Rows from a dataset of charts and code

┏━━

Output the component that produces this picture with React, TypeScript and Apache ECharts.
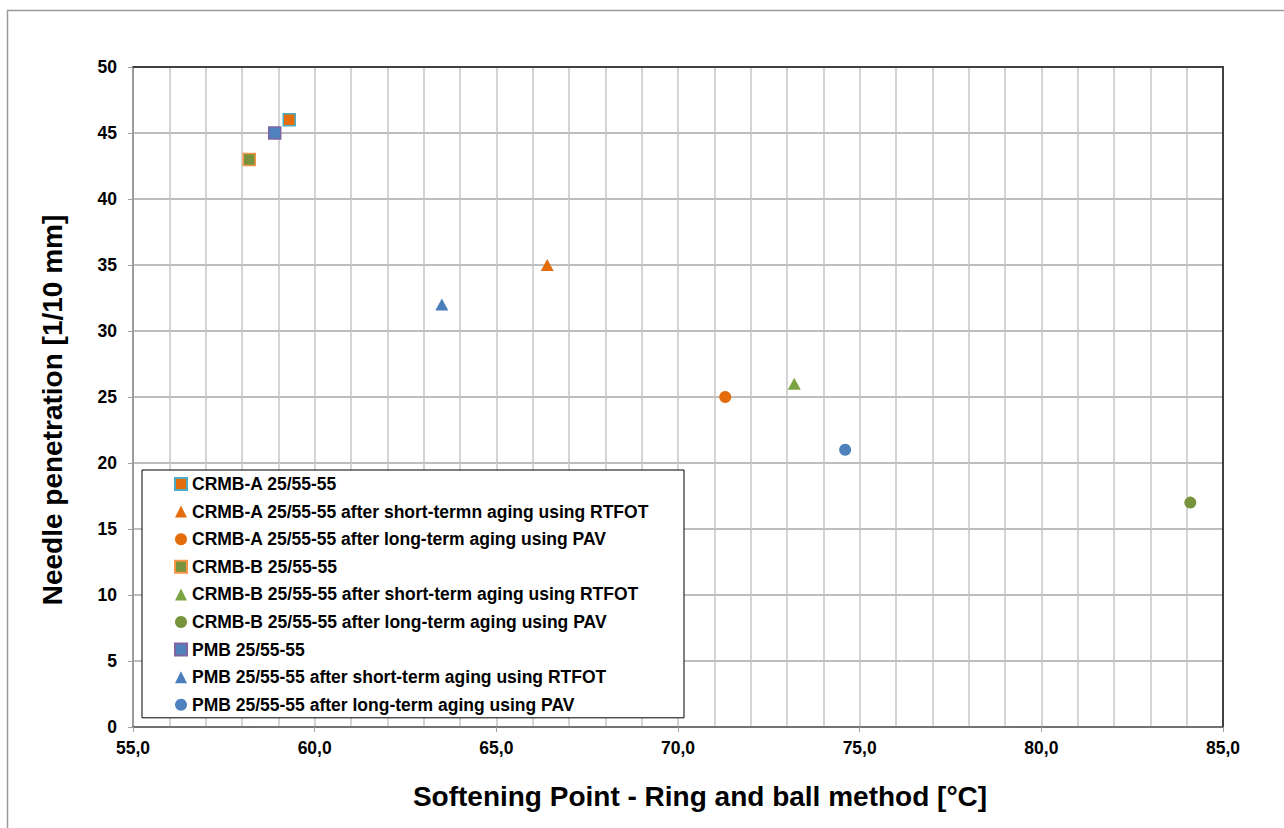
import React, { useEffect, useRef } from "react";
import * as echarts from "echarts";

const seriesNames = [
  "CRMB-A 25/55-55",
  "CRMB-A 25/55-55 after short-termn aging using RTFOT",
  "CRMB-A 25/55-55 after long-term aging using PAV",
  "CRMB-B 25/55-55",
  "CRMB-B 25/55-55 after short-term aging using RTFOT",
  "CRMB-B 25/55-55 after long-term aging using PAV",
  "PMB 25/55-55",
  "PMB 25/55-55 after short-term aging using RTFOT",
  "PMB 25/55-55 after long-term aging using PAV",
];
const softeningPoint = [59.3, 66.4, 71.3, 58.2, 73.2, 84.1, 58.9, 63.5, 74.6];
const penetration = [46, 35, 25, 43, 26, 17, 45, 32, 21];
const symbols = ["rect", "triangle", "circle", "rect", "triangle", "circle", "rect", "triangle", "circle"];
const fillColors = ["#E46C0A", "#E46C0A", "#E46C0A", "#77933C", "#7DA442", "#77933C", "#4F81BD", "#4A7EBB", "#4F81BD"];
const borderColors = ["#4BACC6", null, null, "#F79646", null, null, "#8064A2", null, null];

const xTitle = "Softening Point - Ring and ball method [°C]";
const yTitle = "Needle penetration [1/10 mm]";

const FONT = "'Liberation Sans', Arial, sans-serif";

export default function App() {
  const ref = useRef<HTMLDivElement>(null);
  useEffect(() => {
    if (!ref.current) return;
    const chart = echarts.init(ref.current, null, { renderer: "svg" });
    const series = seriesNames.map((name, i) => ({
      name,
      type: "scatter",
      symbol: symbols[i],
      symbolSize: symbols[i] === "triangle" ? [13, 12] : 12,
      data: [[softeningPoint[i], penetration[i]]],
      itemStyle: {
        color: fillColors[i],
        borderColor: borderColors[i] || fillColors[i],
        borderWidth: borderColors[i] ? 1.5 : 0,
        opacity: 1,
      },
      z: 5,
    }));
    chart.setOption({
      animation: false,
      backgroundColor: "#fff",
      textStyle: { fontFamily: FONT },
      grid: { left: 133, right: 61, top: 67, bottom: 101, containLabel: false },
      xAxis: [
        {
          type: "value",
          min: 55,
          max: 85,
          interval: 5,
          position: "bottom",
          axisLine: { show: true, onZero: false, lineStyle: { color: "#5A5A5A", width: 1.5 } },
          axisTick: { show: true, inside: false, length: 5, lineStyle: { color: "#A0A0A0", width: 1 } },
          axisLabel: {
            margin: 12,
            color: "#000",
            fontWeight: "bold",
            fontSize: 17.5,
            fontFamily: FONT,
            formatter: (v: number) => v.toFixed(1).replace(".", ","),
          },
          splitLine: { show: true, lineStyle: { color: "#C6C6C6", width: 1.5 } },
          minorTick: { show: false, splitNumber: 5 },
          minorSplitLine: { show: true, lineStyle: { color: "#C6C6C6", width: 1.5 } },
        },
        {
          type: "value",
          min: 55,
          max: 85,
          position: "top",
          axisLine: { show: true, onZero: false, lineStyle: { color: "#404040", width: 2 } },
          axisTick: { show: false },
          axisLabel: { show: false },
          splitLine: { show: false },
        },
      ],
      yAxis: [
        {
          type: "value",
          min: 0,
          max: 50,
          interval: 5,
          position: "left",
          axisLine: { show: true, onZero: false, lineStyle: { color: "#888888", width: 1.5 } },
          axisTick: { show: true, inside: false, length: 5, lineStyle: { color: "#A0A0A0", width: 1 } },
          axisLabel: {
            margin: 16,
            color: "#000",
            fontWeight: "bold",
            fontSize: 17.5,
            fontFamily: FONT,
          },
          splitLine: { show: true, lineStyle: { color: "#A8A8A8", width: 1.5 } },
        },
        {
          type: "value",
          min: 0,
          max: 50,
          position: "right",
          axisLine: { show: true, onZero: false, lineStyle: { color: "#404040", width: 2 } },
          axisTick: { show: false },
          axisLabel: { show: false },
          splitLine: { show: false },
        },
      ],
      legend: {
        show: true,
        orient: "vertical",
        left: 142,
        top: 470,
        padding: [4, 35, 3, 32],
        itemGap: 7.6,
        itemWidth: 12,
        itemHeight: 12,
        backgroundColor: "#fff",
        borderColor: "#000",
        borderWidth: 1,
        borderRadius: 0,
        data: seriesNames,
        textStyle: {
          color: "#000",
          fontWeight: "bold",
          fontSize: 17.5,
          lineHeight: 20,
          fontFamily: FONT,
        },
        z: 10,
      },
      graphic: [
        {
          type: "rect",
          silent: true,
          shape: { x: 7.5, y: 10.5, width: 1400, height: 1000 },
          style: { fill: "none", stroke: "#9A9A9A", lineWidth: 1.5 },
          z: 0,
        },
        {
          type: "text",
          x: 700,
          y: 796,
          style: {
            text: xTitle,
            fontSize: 28,
            fontWeight: "bold",
            fontFamily: FONT,
            fill: "#000",
            align: "center",
            verticalAlign: "middle",
          },
        },
        {
          type: "text",
          x: 52,
          y: 410,
          rotation: Math.PI / 2,
          style: {
            text: yTitle,
            fontSize: 28,
            fontWeight: "bold",
            fontFamily: FONT,
            fill: "#000",
            align: "center",
            verticalAlign: "middle",
          },
        },
      ],
      series,
    });
    return () => chart.dispose();
  }, []);
  return (
    <div
      ref={ref}
      style={{ position: "fixed", left: 0, top: 0, width: 1284, height: 828 }}
    />
  );
}
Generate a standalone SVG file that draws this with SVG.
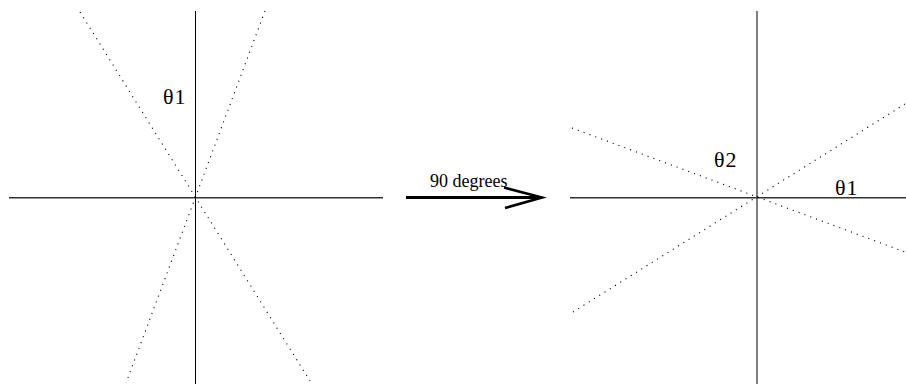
<svg xmlns="http://www.w3.org/2000/svg" width="906" height="386" viewBox="0 0 906 386">
<style>
.axis{stroke:#000;stroke-width:1;fill:none}
.hax{stroke:#333;stroke-width:1.4;fill:none}
.dot{stroke:#000;stroke-width:1.1;stroke-dasharray:1.1 5.1;fill:none}
.lbl{font-family:"Liberation Serif","Times New Roman",serif;fill:#000}
.th{font-size:22px;letter-spacing:1px}
</style>
<rect width="906" height="386" fill="#fff"/>
<g id="left-figure">
<line class="axis" x1="195.5" y1="11" x2="195.5" y2="384"/>
<line class="hax" x1="9" y1="197.8" x2="383" y2="197.8"/>
<line class="dot" x1="80" y1="12" x2="310" y2="381"/>
<line class="dot" x1="265" y1="11" x2="126" y2="383"/>
<text class="lbl th" x="163" y="103.5">θ1</text>
</g>
<g id="connectors">
<line x1="406" y1="197.5" x2="541" y2="197.5" stroke="#000" stroke-width="3"/>
<polyline points="504,187.5 542,197.5 505,208" fill="none" stroke="#000" stroke-width="2.6"/>
<text class="lbl" x="430" y="186.5" font-size="18">90 degrees</text>
</g>
<g id="right-figure">
<line class="axis" x1="757" y1="11" x2="757" y2="384"/>
<line class="hax" x1="570" y1="197.8" x2="906" y2="197.8"/>
<line class="dot" x1="572" y1="128" x2="905" y2="252"/>
<line class="dot" x1="573" y1="312" x2="905" y2="104"/>
<text class="lbl th" x="714" y="167">θ2</text>
<text class="lbl th" x="835" y="194.5">θ1</text>
</g>
</svg>
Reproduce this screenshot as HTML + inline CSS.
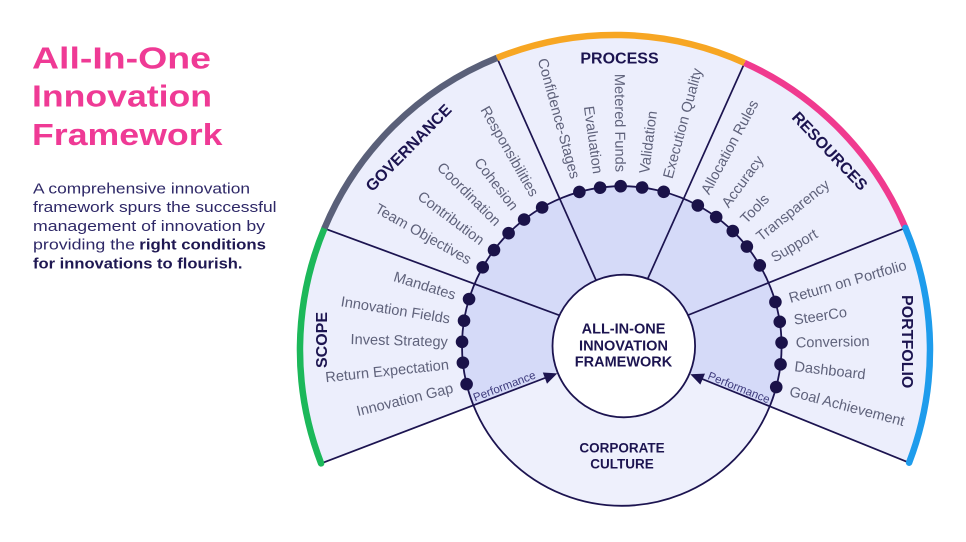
<!DOCTYPE html>
<html><head><meta charset="utf-8"><style>
html,body{margin:0;padding:0;background:#fff;width:966px;height:542px;overflow:hidden}
svg{position:absolute;left:0;top:0}
</style></head><body>
<svg width="966" height="542" viewBox="0 0 966 542" xmlns="http://www.w3.org/2000/svg" font-family="'Liberation Sans', Arial, sans-serif">
<!-- Left text block -->
<g fill="#ef3a95" font-weight="bold" font-size="30.5">
<text x="32" y="68.3" textLength="179" lengthAdjust="spacingAndGlyphs">All-In-One</text>
<text x="32" y="106.7" textLength="180" lengthAdjust="spacingAndGlyphs">Innovation</text>
<text x="32" y="145" textLength="190.5" lengthAdjust="spacingAndGlyphs">Framework</text>
</g>
<g font-size="15" fill="#2e2867">
<text x="33" y="193.3" textLength="217" lengthAdjust="spacingAndGlyphs">A comprehensive innovation</text>
<text x="33" y="212.2" textLength="243.5" lengthAdjust="spacingAndGlyphs">framework spurs the successful</text>
<text x="33" y="231" textLength="232" lengthAdjust="spacingAndGlyphs">management of innovation by</text>
<text x="33" y="249.6" textLength="102" lengthAdjust="spacingAndGlyphs">providing the</text>
<text x="139.3" y="249.6" textLength="126.7" lengthAdjust="spacingAndGlyphs" font-weight="bold" fill="#1f1852">right conditions</text>
<text x="33" y="268.4" textLength="209.5" lengthAdjust="spacingAndGlyphs" font-weight="bold" fill="#1f1852">for innovations to flourish.</text>
</g>

<!-- Fills -->
<path d="M623.5 346 L321.1 463.4 A315 315 0 1 1 909.1 462.7 Z" fill="#eceefc"/>
<path d="M623.5 346 L473.1 405 A159.8 159.8 0 1 1 770 406.3 Z" fill="#d5daf8"/>
<path d="M623.5 346 L473.1 405 A159.8 159.8 0 0 0 770 406.3 Z" fill="#eef0fc"/>

<!-- Dividers -->
<g stroke="#1c1450" stroke-width="1.7" fill="none">
<line x1="324.4" y1="228.4" x2="623.5" y2="339"/>
<line x1="497" y1="57.9" x2="625.3" y2="346"/>
<line x1="744.6" y1="62.9" x2="617.5" y2="346"/>
<line x1="905.4" y1="227.9" x2="623.5" y2="341"/>
<line x1="321.1" y1="463.4" x2="546" y2="377.6"/>
<line x1="909.1" y1="462.7" x2="701.5" y2="378.7"/>
<circle cx="621.8" cy="346" r="159.8" stroke-width="1.8"/>
</g>
<circle cx="623.8" cy="346" r="71.3" fill="#fff" stroke="#1c1450" stroke-width="1.8"/>

<!-- Arrowheads -->
<polygon points="557.3,373.4 547.0,383.7 542.8,372.5" fill="#1c1450"/>
<polygon points="690.3,374.3 705.0,373.6 700.3,384.6" fill="#1c1450"/>

<!-- Dots -->
<g fill="#1a1249">
<circle cx="781.6" cy="346" r="6.3" transform="rotate(-162.9 621.8 346)"/>
<circle cx="781.6" cy="346" r="6.3" transform="rotate(-170.9 621.8 346)"/>
<circle cx="781.6" cy="346" r="6.3" transform="rotate(-178.5 621.8 346)"/>
<circle cx="781.6" cy="346" r="6.3" transform="rotate(-186 621.8 346)"/>
<circle cx="781.6" cy="346" r="6.3" transform="rotate(-193.8 621.8 346)"/>
<circle cx="781.6" cy="346" r="6.3" transform="rotate(-150.5 621.8 346)"/>
<circle cx="781.6" cy="346" r="6.3" transform="rotate(-143.1 621.8 346)"/>
<circle cx="781.6" cy="346" r="6.3" transform="rotate(-135.1 621.8 346)"/>
<circle cx="781.6" cy="346" r="6.3" transform="rotate(-127.7 621.8 346)"/>
<circle cx="781.6" cy="346" r="6.3" transform="rotate(-119.9 621.8 346)"/>
<circle cx="781.6" cy="346" r="6.3" transform="rotate(-105.4 621.8 346)"/>
<circle cx="781.6" cy="346" r="6.3" transform="rotate(-97.8 621.8 346)"/>
<circle cx="781.6" cy="346" r="6.3" transform="rotate(-90.4 621.8 346)"/>
<circle cx="781.6" cy="346" r="6.3" transform="rotate(-82.7 621.8 346)"/>
<circle cx="781.6" cy="346" r="6.3" transform="rotate(-74.8 621.8 346)"/>
<circle cx="781.6" cy="346" r="6.3" transform="rotate(-61.6 621.8 346)"/>
<circle cx="781.6" cy="346" r="6.3" transform="rotate(-53.8 621.8 346)"/>
<circle cx="781.6" cy="346" r="6.3" transform="rotate(-46 621.8 346)"/>
<circle cx="781.6" cy="346" r="6.3" transform="rotate(-38.5 621.8 346)"/>
<circle cx="781.6" cy="346" r="6.3" transform="rotate(-30.3 621.8 346)"/>
<circle cx="781.6" cy="346" r="6.3" transform="rotate(-16 621.8 346)"/>
<circle cx="781.6" cy="346" r="6.3" transform="rotate(-8.7 621.8 346)"/>
<circle cx="781.6" cy="346" r="6.3" transform="rotate(-1.2 621.8 346)"/>
<circle cx="781.6" cy="346" r="6.3" transform="rotate(6.6 621.8 346)"/>
<circle cx="781.6" cy="346" r="6.3" transform="rotate(14.9 621.8 346)"/>
</g>

<!-- Colored outer arcs -->
<g fill="none" stroke-width="6.5">
<path d="M321.1 463.4 A315 315 0 0 1 324.4 228.4" stroke="#1cb85a" stroke-linecap="round"/>
<path d="M324.4 228.4 A315 315 0 0 1 497 57.9" stroke="#5a6079"/>
<path d="M497 57.9 A315 315 0 0 1 744.6 62.9" stroke="#f7a623"/>
<path d="M744.6 62.9 A315 315 0 0 1 905.4 227.9" stroke="#f03a8f"/>
<path d="M905.4 227.9 A315 315 0 0 1 909.1 462.7" stroke="#1e9cec" stroke-linecap="round"/>
</g>

<!-- Item labels -->
<g font-size="14.6" fill="#5f627b">
<text text-anchor="end" dy="0.35em" transform="translate(621.8 346) rotate(-162.9) translate(174 0) rotate(180)">Mandates</text>
<text text-anchor="end" dy="0.35em" transform="translate(621.8 346) rotate(-170.9) translate(174 0) rotate(180)">Innovation Fields</text>
<text text-anchor="end" dy="0.35em" transform="translate(621.8 346) rotate(-178.5) translate(174 0) rotate(180)">Invest Strategy</text>
<text text-anchor="end" dy="0.35em" transform="translate(621.8 346) rotate(-186) translate(174 0) rotate(180)">Return Expectation</text>
<text text-anchor="end" dy="0.35em" transform="translate(621.8 346) rotate(-193.8) translate(174 0) rotate(180)">Innovation Gap</text>
<text text-anchor="end" dy="0.35em" transform="translate(621.8 346) rotate(-150.5) translate(174 0) rotate(180)">Team Objectives</text>
<text text-anchor="end" dy="0.35em" transform="translate(621.8 346) rotate(-143.1) translate(174 0) rotate(180)">Contribution</text>
<text text-anchor="end" dy="0.35em" transform="translate(621.8 346) rotate(-135.1) translate(174 0) rotate(180)">Coordination</text>
<text text-anchor="end" dy="0.35em" transform="translate(621.8 346) rotate(-127.7) translate(174 0) rotate(180)">Cohesion</text>
<text text-anchor="end" dy="0.35em" transform="translate(621.8 346) rotate(-119.9) translate(174 0) rotate(180)">Responsibilities</text>
<text text-anchor="end" dy="0.35em" transform="translate(621.8 346) rotate(-105.4) translate(174 0) rotate(180)">Confidence-Stages</text>
<text text-anchor="end" dy="0.35em" transform="translate(621.8 346) rotate(-97.8) translate(174 0) rotate(180)">Evaluation</text>
<text text-anchor="end" dy="0.35em" transform="translate(621.8 346) rotate(-90.4) translate(174 0) rotate(180)">Metered Funds</text>
<text dy="0.35em" transform="translate(621.8 346) rotate(-82.7) translate(174 0)">Validation</text>
<text dy="0.35em" transform="translate(621.8 346) rotate(-74.8) translate(174 0)">Execution Quality</text>
<text dy="0.35em" transform="translate(621.8 346) rotate(-61.6) translate(174 0)">Allocation Rules</text>
<text dy="0.35em" transform="translate(621.8 346) rotate(-53.8) translate(174 0)">Accuracy</text>
<text dy="0.35em" transform="translate(621.8 346) rotate(-46) translate(174 0)">Tools</text>
<text dy="0.35em" transform="translate(621.8 346) rotate(-38.5) translate(174 0)">Transparency</text>
<text dy="0.35em" transform="translate(621.8 346) rotate(-30.3) translate(174 0)">Support</text>
<text dy="0.35em" transform="translate(621.8 346) rotate(-16) translate(174 0)">Return on Portfolio</text>
<text dy="0.35em" transform="translate(621.8 346) rotate(-8.7) translate(174 0)">SteerCo</text>
<text dy="0.35em" transform="translate(621.8 346) rotate(-1.2) translate(174 0)">Conversion</text>
<text dy="0.35em" transform="translate(621.8 346) rotate(6.6) translate(174 0)">Dashboard</text>
<text dy="0.35em" transform="translate(621.8 346) rotate(14.9) translate(174 0)">Goal Achievement</text>
</g>

<!-- Section titles -->
<g font-size="16" font-weight="bold" fill="#1c1450" text-anchor="middle">
<text x="619.5" y="63.3">PROCESS</text>
<text dy="0.358em" transform="translate(408.3 147.5) rotate(-45.5)">GOVERNANCE</text>
<text dy="0.358em" transform="translate(830 150.8) rotate(46.5)">RESOURCES</text>
<text dy="0.358em" transform="translate(321.5 340) rotate(-90)">SCOPE</text>
<text dy="0.358em" transform="translate(907.5 341.7) rotate(90)">PORTFOLIO</text>
</g>

<!-- Center texts -->
<g font-weight="bold" fill="#1c1450" text-anchor="middle">
<text x="623.5" y="333.7" font-size="14.5">ALL-IN-ONE</text>
<text x="623.5" y="350.3" font-size="14.5">INNOVATION</text>
<text x="623.5" y="366.6" font-size="14.5">FRAMEWORK</text>
<text x="622" y="452.3" font-size="13.5">CORPORATE</text>
<text x="622" y="468.3" font-size="13.5">CULTURE</text>
</g>

<!-- Performance labels -->
<g font-size="11.5" fill="#3d3a7c">
<text transform="translate(475 401.5) rotate(-20.9)">Performance</text>
<text transform="translate(707 378.8) rotate(22)">Performance</text>
</g>
</svg>
</body></html>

┗━━

◆ Task details
Start at the first line of the records and write out everything up to and including the line containing "import * as". No pictures.

◆ Written response
Output the component that produces this picture with React, TypeScript and Apache ECharts.
import React, { useEffect, useRef } from "react";
import * as echarts from "echarts";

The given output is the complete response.